(What is required) Transcribe every line exactly and omit anything that is a picture.

(Data segment)

* start *

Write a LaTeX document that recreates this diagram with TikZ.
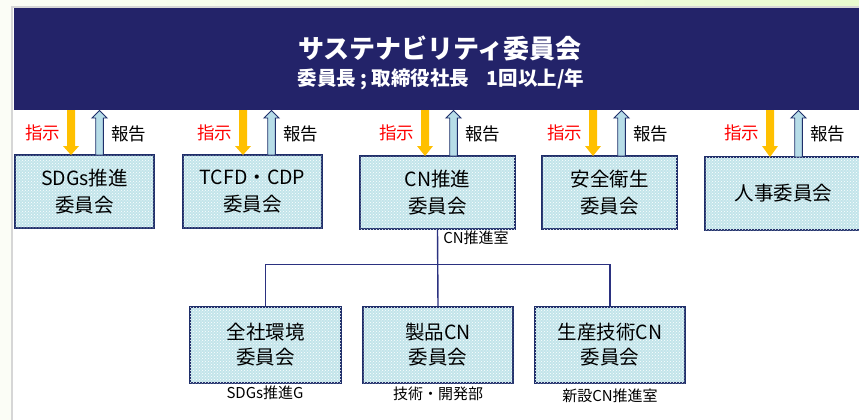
\documentclass[tikz,border=0pt]{standalone}
\usepackage{fontspec}
\setmainfont{Noto Sans CJK JP}
\usetikzlibrary{patterns}
\definecolor{navy}{HTML}{232369}
\definecolor{boxline}{HTML}{1F2F6A}
\definecolor{boxfill}{HTML}{C2E4EA}
\definecolor{upfill}{HTML}{B7DDE8}
\definecolor{gold}{HTML}{FFC000}
\definecolor{treeline}{HTML}{2B3180}
\definecolor{frame}{HTML}{D6D6D6}
\definecolor{pale}{HTML}{FBFDF6}
\definecolor{lime}{HTML}{E9FBCF}
\tikzset{
  box/.style={draw=boxline, line width=1.3pt, fill=boxfill,
    postaction={pattern=crosshatch dots, pattern color=white},
    align=center, inner sep=0pt, font=\fontsize{19.5}{27}\selectfont},
  lowbox/.style={box, minimum width=150pt, minimum height=76pt, font=\fontsize{19.5}{25}\selectfont},
  topbox/.style={box, minimum height=73pt},
  cmd/.style={text=red, font=\fontsize{17.5}{19}\selectfont, inner sep=0pt},
  rep/.style={text=black, font=\fontsize{17.5}{19}\selectfont, inner sep=0pt},
  note/.style={font=\fontsize{15}{17}\selectfont, inner sep=0pt},
  tree/.style={draw=treeline, line width=1.4pt},
  downarr/.style={fill=gold},
  uparr/.style={fill=upfill, draw=boxline, line width=0.9pt, line join=miter},
}
\begin{document}
\begin{tikzpicture}[x=1pt,y=-1pt]
\useasboundingbox (0,0) rectangle (859,420);
% background
\fill[pale] (0,0) rectangle (859,420);
\shade[left color=pale, right color=lime] (0,0) rectangle (859,7);
\fill[white] (12,7) rectangle (859,420);
\draw[frame, line width=2pt] (12,420) -- (12,7) -- (859,7);
% banner
\node[fill=navy, minimum width=845pt, minimum height=102pt, anchor=north west, inner sep=0pt] (banner) at (14,8) {};
\node[text=white, font=\bfseries\fontsize{26}{28}\selectfont, inner sep=0pt] (title) at (440,48) {サステナビリティ委員会};
\node[text=white, font=\bfseries\fontsize{19.5}{21}\selectfont, inner sep=0pt] (sub) at (441,79) {委員長 ; 取締役社長\hspace{0.9em}1回以上/年};
% top boxes
\node[topbox, minimum width=139pt] (b1) at (84.5,191.5) {SDGs推進\\委員会};
\node[topbox, minimum width=139pt] (b2) at (252.5,191.5) {TCFD・CDP\\委員会};
\node[topbox, minimum width=155pt] (b3) at (437.5,192.5) {CN推進\\委員会};
\node[topbox, minimum width=135pt] (b4) at (609.5,192.5) {安全衛生\\委員会};
\begin{scope}
\clip (0,0) rectangle (859,420);
\node[topbox, minimum width=157pt] (b5) at (783.5,193.5) {人事委員会};
\end{scope}
% arrows and labels
\foreach \c/\t [count=\i] in {71/155, 243/155, 425/156, 593/156, 770/157}{
  \fill[downarr] (\c-4,110) -- (\c+4,110) -- (\c+4,146) -- (\c+8,146) -- (\c,\t) -- (\c-8,146) -- (\c-4,146) -- cycle;
  \pgfmathsetmacro{\u}{\c+28.5}
  \draw[uparr] (\u-3.8,\t) -- (\u+3.8,\t) -- (\u+3.8,118) -- (\u+7.5,118) -- (\u,110.5) -- (\u-7.5,118) -- (\u-3.8,118) -- cycle;
  \node[cmd] (s\i) at (\c-28.5,133) {指示};
  \node[rep] (r\i) at (\c+57.5,133.5) {報告};
}
% bottom boxes
\node[lowbox, minimum width=151pt] (c1) at (265.5,345) {全社環境\\委員会};
\node[lowbox] (c2) at (438,345) {製品CN\\委員会};
\node[lowbox] (c3) at (610,345) {生産技術CN\\委員会};
% tree
\draw[tree] (b3.south) -- (c2.north);
\draw[tree] (c1.north) -- ++(0,-42) -| (c3.north);
% notes
\node[note] (n0) at (476,238) {CN推進室};
\node[note] (n1) at (265,393) {SDGs推進G};
\node[note] (n2) at (438,394) {技術・開発部};
\node[note] (n3) at (610,396) {新設CN推進室};
\end{tikzpicture}
\end{document}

* end *

(Exercise result)
Write a LaTeX document that recreates this diagram with TikZ.
\documentclass[tikz,border=0pt]{standalone}
\usepackage{fontspec}
\setmainfont{Noto Sans CJK JP}
\usetikzlibrary{patterns}
\definecolor{navy}{HTML}{232369}
\definecolor{boxline}{HTML}{1F2F6A}
\definecolor{boxfill}{HTML}{C2E4EA}
\definecolor{upfill}{HTML}{B7DDE8}
\definecolor{gold}{HTML}{FFC000}
\definecolor{treeline}{HTML}{2B3180}
\definecolor{frame}{HTML}{D6D6D6}
\definecolor{pale}{HTML}{FBFDF6}
\definecolor{lime}{HTML}{E9FBCF}
\tikzset{
  box/.style={draw=boxline, line width=1.3pt, fill=boxfill,
    postaction={pattern=crosshatch dots, pattern color=white},
    align=center, inner sep=0pt, font=\fontsize{19.5}{27}\selectfont},
  lowbox/.style={box, minimum width=150pt, minimum height=76pt, font=\fontsize{19.5}{25}\selectfont},
  topbox/.style={box, minimum height=73pt},
  cmd/.style={text=red, font=\fontsize{17.5}{19}\selectfont, inner sep=0pt},
  rep/.style={text=black, font=\fontsize{17.5}{19}\selectfont, inner sep=0pt},
  note/.style={font=\fontsize{15}{17}\selectfont, inner sep=0pt},
  tree/.style={draw=treeline, line width=1.4pt},
  downarr/.style={fill=gold},
  uparr/.style={fill=upfill, draw=boxline, line width=0.9pt, line join=miter},
}
\begin{document}
\begin{tikzpicture}[x=1pt,y=-1pt]
\useasboundingbox (0,0) rectangle (859,420);
% background
\fill[pale] (0,0) rectangle (859,420);
\shade[left color=pale, right color=lime] (0,0) rectangle (859,7);
\fill[white] (12,7) rectangle (859,420);
\draw[frame, line width=2pt] (12,420) -- (12,7) -- (859,7);
% banner
\node[fill=navy, minimum width=845pt, minimum height=102pt, anchor=north west, inner sep=0pt] (banner) at (14,8) {};
\node[text=white, font=\bfseries\fontsize{26}{28}\selectfont, inner sep=0pt] (title) at (440,48) {サステナビリティ委員会};
\node[text=white, font=\bfseries\fontsize{19.5}{21}\selectfont, inner sep=0pt] (sub) at (441,79) {委員長 ; 取締役社長\hspace{0.9em}1回以上/年};
% top boxes
\node[topbox, minimum width=139pt] (b1) at (84.5,191.5) {SDGs推進\\委員会};
\node[topbox, minimum width=139pt] (b2) at (252.5,191.5) {TCFD・CDP\\委員会};
\node[topbox, minimum width=155pt] (b3) at (437.5,192.5) {CN推進\\委員会};
\node[topbox, minimum width=135pt] (b4) at (609.5,192.5) {安全衛生\\委員会};
\begin{scope}
\clip (0,0) rectangle (859,420);
\node[topbox, minimum width=157pt] (b5) at (783.5,193.5) {人事委員会};
\end{scope}
% arrows and labels
\foreach \c/\t [count=\i] in {71/155, 243/155, 425/156, 593/156, 770/157}{
  \fill[downarr] (\c-4,110) -- (\c+4,110) -- (\c+4,146) -- (\c+8,146) -- (\c,\t) -- (\c-8,146) -- (\c-4,146) -- cycle;
  \pgfmathsetmacro{\u}{\c+28.5}
  \draw[uparr] (\u-3.8,\t) -- (\u+3.8,\t) -- (\u+3.8,118) -- (\u+7.5,118) -- (\u,110.5) -- (\u-7.5,118) -- (\u-3.8,118) -- cycle;
  \node[cmd] (s\i) at (\c-28.5,133) {指示};
  \node[rep] (r\i) at (\c+57.5,133.5) {報告};
}
% bottom boxes
\node[lowbox, minimum width=151pt] (c1) at (265.5,345) {全社環境\\委員会};
\node[lowbox] (c2) at (438,345) {製品CN\\委員会};
\node[lowbox] (c3) at (610,345) {生産技術CN\\委員会};
% tree
\draw[tree] (b3.south) -- (c2.north);
\draw[tree] (c1.north) -- ++(0,-42) -| (c3.north);
% notes
\node[note] (n0) at (476,238) {CN推進室};
\node[note] (n1) at (265,393) {SDGs推進G};
\node[note] (n2) at (438,394) {技術・開発部};
\node[note] (n3) at (610,396) {新設CN推進室};
\end{tikzpicture}
\end{document}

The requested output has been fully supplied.